PKK’yı pamuklara sarıp sarmalayın bari
Aydınlarımız, demokratlarımız, akil yazarlarımız anlama ve anlamlandırma çabalarında birer pusula görevi gören kişiler olarak addediliyor. Bu insanların sözleri, yazıları okur için ilaç mahiyetinde...
Aydınlarımız, demokratlarımız, akil yazarlarımız anlama ve anlamlandırma çabalarında birer pusula görevi gören kişiler olarak addediliyor. Bu insanların sözleri, yazıları okur için ilaç mahiyetinde kimi zaman çünkü kaos ve karmaşa zamanlarında kimse yolunu şaşırmak istemiyor. Fakat Türkiye'de kurgulanıp yaratılan bu kaos ve karmaşa ortamında çoğu aydın, “PKK kaynaklı terörün Kürt sorunu merkezli olduğu” ezberinden bir türlü kurtulamıyor. Ne yazık ki zihin faaliyetleri yıllardır aynı tekerlemeden ibaret. Tembel ruhları anlıyoruz; onlar için diyecek bir şey yok ama cin fikirli aydınlar, akıl bükücü yazarlar için ne demeli?
Türkiye’nin “seçkin” aydınlarının bir araya geldiği Abant toplantısında ortaya çıkan şu bildiriye göz atmakta fayda var: “Kürt sorunu merkezli çok yönlü şiddetin yoğun olarak yaşandığı Sur ve Cizre ilçeleri başta olmak üzere, Güneydoğu Anadolu Bölgesi’nde sivil insanlarımız zarar görmekte, göç etmek zorunda kalmakta ve kadim kültür mirasımız yok edilmektedir.”
Bu “seçkin” aydınlar, aslında sosyolojiyi bir örtü gibi terörün üzerine çekerek gerçekleri gizlemeye çalışıyor. Böylelikle her türlü şiddet ve terör eylemi hayatın olağan akışına uygun, mantıklı, kabul edilebilir, meşru hale getiriliyor. Kabul edilemez kısımlar ise yani sorumluluklar devlete yükleniyor. “Kürt sorunu” PKK’nın üzerine çekilen temiz bir çarşaf işlevi görüyor, karşı karşıya bırakıldığımız bu korkunç şiddetin, terörün asıl nedenlerini gizliyor. Abantçı aydınlar, sonuç bildirisinde PKK’yı güzelce pamuklara sarıp sarmalamış, koruma altına almış maalesef.
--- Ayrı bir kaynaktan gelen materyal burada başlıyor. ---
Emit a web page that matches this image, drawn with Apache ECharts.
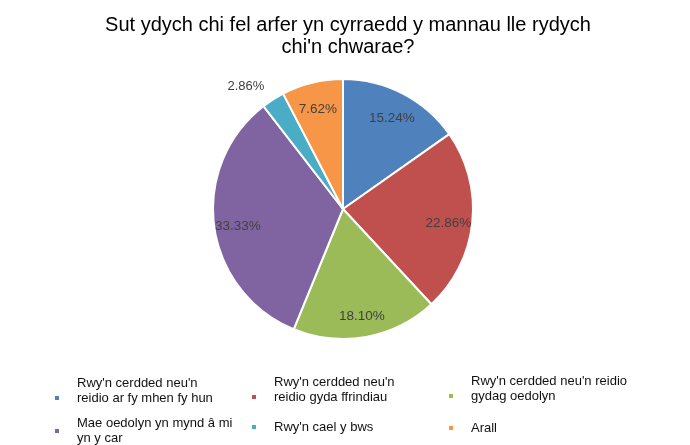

PKK’nın adı neden “Kürt siyasi gücü”dür? Oysa sadece adı kullanıldığında veya tek başına “PKK” denildiğinde hiçbir toplumsal çağrışım yapmıyor bu isim, çırılçıplak haliyle bir terör grubu akla geliyor. PKK Ortadoğu’da çokça örneği bulunan, büyük güçlere vekalet etmesi için kurulan, kullanılan bir örgüt. Kürtler üzerinde tepinen bir örgüt nasıl olur da o sosyolojinin siyasi gücü olabilir? İnsanlar, milletler, devletler bunu kabul edip sineye çekmeye mecbur mu? Böyle zorunlu bir kural mı var? Kaldı ki, PKK’nın izlediği terör pratiğini görmezden gelsek dahi bu, örgütü Kürtlerin temsilcisi yapmıyor, olsa olsa üçüncü güçlerin “siyasi gücü” veya “siyasi iradesi” yapıyor.